Her work on the second season of Lost Notes investigated work by women and/or with women. The result was a complex season with really intriguing perspectives we don’t hear very often. I contacted Hopper to ask her about the process, what’s next and the question of the season.
KCRW: Firstly, congratulations on a really phenomenal second season of Lost Notes, you evolved the concept without altering the formula. It strikes me as a fairly delicate dance, the ‘putting your spin on a thing like a movie sequel.’ At the start, did you have any concerns about how to go about developing this season?
JH: The first season of Lost Notes was such a perfect platform to build on. There are so few music podcasts that tackle history, and do it through reporting and storytelling—and so the show’s format felt really rich, especially at a time when, culturally, there is a lot of unpacking and interrogation of music history going on. From my first initial talks with the shows exec producer and creator Nick White and producer Myke Dodge Weiskopf, I was really struck by their confidence and fearlessness and ambition about where we could take this season. They were eager to bring in writers and journalists I knew or worked with —without radio experience— who had stories and ideas that made sense for the show, and I was eager to see where we could take it all. What could we do in the pod format, with music stories, that are tough to do in print or other formats? How can we dig in deeper? I think that was our big question.
KCRW: How'd you select your contributors? Had they pitched you on their work or had you seen their work and asked them to develop these things further?
JH: Some folks I knew from working with them before as an editor or producer and some were previous Lost Notes contributors. There were stories we liked and we puzzle pieced them together to see what themes appeared. We wanted original takes and new perspectives, things that complicated nostalgia.
KCRW: Although the overarching theme of season 2 is legacies, a real constant was the idea of identity (who people were or wanted to be, how we perceive them versus who they really are or were, what that even means in certain cases.) Did that just organically happen as a kind of harmony to the main theme?
JH: It happened organically, really. I think a lot of people who care about music are having those sorts of conversations and that showed in the pitches.
KCRW: The last episode has a "the personal is political" kind of feel to it in a very honest (and personal) way, questioning what will our collective legacy be. And you get a lot of great voices to contribute, but you also find that people are not necessarily comfortable with going there. Was the idea of addressing this issue of guns something you knew coming into this process you wanted to explore?
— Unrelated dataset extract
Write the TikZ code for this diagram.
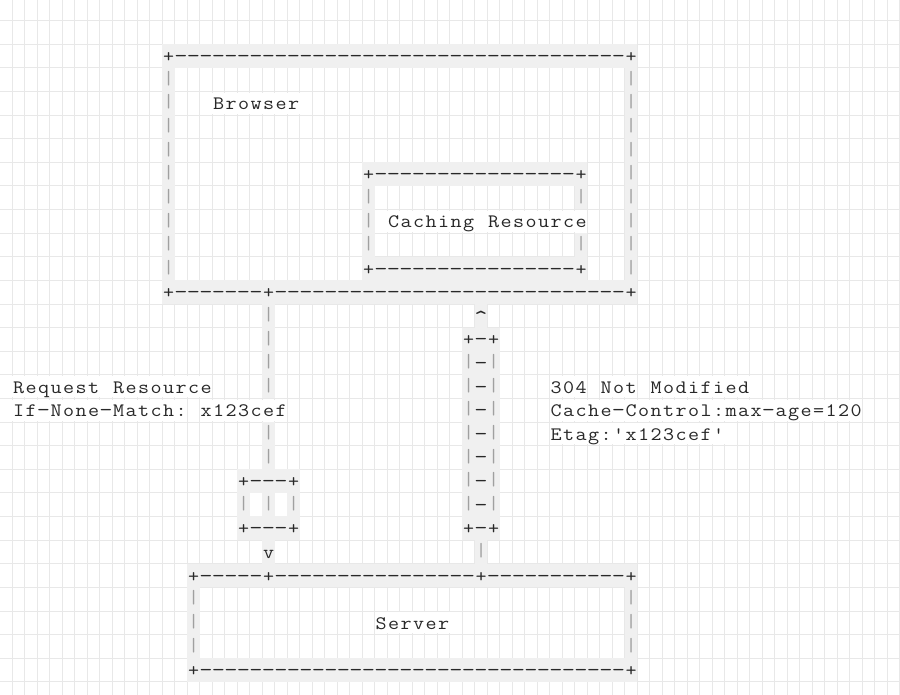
\documentclass[tikz,border=0pt]{standalone}
\definecolor{gridc}{RGB}{232,232,232}
\definecolor{artbg}{RGB}{240,240,240}
\definecolor{inkc}{RGB}{40,40,40}
\definecolor{barc}{RGB}{160,160,160}
\tikzset{
  cellbase/.style={inner sep=0pt, outer sep=0pt, minimum width=12.5pt,
    minimum height=23.615pt, text height=15pt, text depth=2pt,
    font=\fontsize{19}{19}\selectfont\ttfamily, anchor=center},
  art/.style={cellbase, fill=artbg, text=inkc},
  txt/.style={cellbase, minimum height=21pt, fill=white, text=inkc},
  barglyph/.style={text=barc, text height=11.5pt},
  gridline/.style={draw=gridc, line width=0.9pt}
}
\ExplSyntaxOn
\int_new:N \l_art_col_int
\cs_new:Npn \art_glyph:n #1
  {
    \str_case:nnF {#1}
      {
        {-} { \scalebox{1.35}[1.1]{#1} }
        {^} { \raisebox{-4pt}{\scalebox{1.3}{#1}} }
      }
      { \scalebox{1.13}[1]{#1} }
  }
\NewDocumentCommand \artrow { m m m m }
  {
    \int_set:Nn \l_art_col_int {#2}
    \str_map_inline:nn {#4}
      {
        \str_if_eq:nnF {##1} {~}
          {
            \str_if_eq:nnTF {##1} {|}
              {
                \node [#1, barglyph, name = c \int_use:N \l_art_col_int - #3]
                  ~at~ ( \int_use:N \l_art_col_int + 0.5 , #3 + 0.5 ) {\art_glyph:n {##1}};
              }
              {
                \node [#1, name = c \int_use:N \l_art_col_int - #3]
                  ~at~ ( \int_use:N \l_art_col_int + 0.5 , #3 + 0.5 ) {\art_glyph:n {##1}};
              }
          }
        \int_incr:N \l_art_col_int
      }
  }
\NewDocumentCommand \artdashes { m m m }
  {
    \int_step_inline:nnn {#2} {#3}
      { \artrow{art}{##1}{#1}{-} }
  }
\ExplSyntaxOff
\begin{document}
\begin{tikzpicture}[x=12.5pt,y=-23.615pt]
\useasboundingbox (0pt,0pt) rectangle (900pt,-695pt);
\clip (0pt,0pt) rectangle (900pt,-695pt);
\fill[white] (0pt,0pt) rectangle (900pt,-695pt);
\begin{scope}[shift={(-0.2pt,3.04pt)}]
  % background grid
  \foreach \j in {0,...,73} { \draw[gridline] (\j,-1) -- (\j,31); }
  \foreach \r in {0,...,30} { \draw[gridline] (-1,\r) -- (74,\r); }

  % Browser box
  \artrow{art}{13}{2}{+}\artdashes{2}{14}{49}\artrow{art}{50}{2}{+}
  \foreach \r in {3,...,11} { \artrow{art}{13}{\r}{|} \artrow{art}{50}{\r}{|} }
  \artrow{txt}{17}{4}{Browser}
  \artrow{art}{13}{12}{+}\artdashes{12}{14}{20}\artrow{art}{21}{12}{+}
  \artdashes{12}{22}{49}\artrow{art}{50}{12}{+}

  % Caching Resource box
  \artrow{art}{29}{7}{+}\artdashes{7}{30}{45}\artrow{art}{46}{7}{+}
  \artrow{art}{29}{8}{|}\artrow{art}{46}{8}{|}
  \artrow{art}{29}{9}{|}
  \artrow{txt}{31}{9}{Caching Resource}
  \artrow{art}{29}{10}{|}\artrow{art}{46}{10}{|}
  \artrow{art}{29}{11}{+}\artdashes{11}{30}{45}\artrow{art}{46}{11}{+}

  % request connector (down)
  \foreach \r in {13,14,15,16,18,19} { \artrow{art}{21}{\r}{|} }
  \artrow{art}{19}{20}{+---+}
  \artrow{art}{19}{21}{| | |}
  \artrow{art}{19}{22}{+---+}
  \artrow{art}{21}{23}{v}
  \artrow{txt}{1}{16}{Request Resource}
  \artrow{txt}{1}{17}{If-None-Match: x123cef}

  % response connector (up)
  \artrow{art}{38}{13}{^}
  \artrow{art}{37}{14}{+-+}
  \foreach \r in {15,...,21} { \artrow{art}{37}{\r}{|-|} }
  \artrow{art}{37}{22}{+-+}
  \artrow{art}{38}{23}{|}
  \artrow{txt}{44}{16}{304 Not Modified}
  \artrow{txt}{44}{17}{Cache-Control:max-age=120}
  \artrow{txt}{44}{18}{Etag:'x123cef'}

  % Server box
  \artrow{art}{15}{24}{+}\artdashes{24}{16}{20}\artrow{art}{21}{24}{+}
  \artdashes{24}{22}{37}\artrow{art}{38}{24}{+}
  \artdashes{24}{39}{49}\artrow{art}{50}{24}{+}
  \foreach \r in {25,...,27} { \artrow{art}{15}{\r}{|} \artrow{art}{50}{\r}{|} }
  \artrow{txt}{30}{26}{Server}
  \artrow{art}{15}{28}{+}\artdashes{28}{16}{49}\artrow{art}{50}{28}{+}
\end{scope}
\end{tikzpicture}
\end{document}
And were you surprised at how reticent people were to talk about the topic?
JH: The final episode, about guns and gun culture in music, came out of me thinking about these larger issues of legacy and the past. Like we’re looking critically at these times, these artists whose work and reception of their work was shaped by their times—so I really wondered how will right now—this moment, of action and change around guns and gun culture, be viewed in the future. Despite it being a hot topic, I was still surprised by how many people were unwilling to get into it. But also I was heartened by the people who had tough answers, people whose perspectives expanded my own thinking and approach to the piece. I really welcomed that, and am grateful for it.
KCRW: If you could snap your fingers and magically generate a 9th episode with any contributor about any subject, who and what would that episode be?
JH: We really wanted the author and critic Carvell Wallace in this season and hope he gets something next go around. He’s got a way of storytelling that invites a lot of people in. I have been a big fan of his forever.
KCRW: You have had an unbelievable journey in music writing, consulting and documentation...What's next for Jessica Hopper?
JH: I am working on my next book, No God But Herself: How Women Changed Music in 1975 — as well as some pod ideas in development.
KCRW: Lastly, the MILLION DOLLAR QUESTION...What album saved your life?
JH: Any/all Fugazi albums. They were the cornerstone to my understanding of all that punk can be.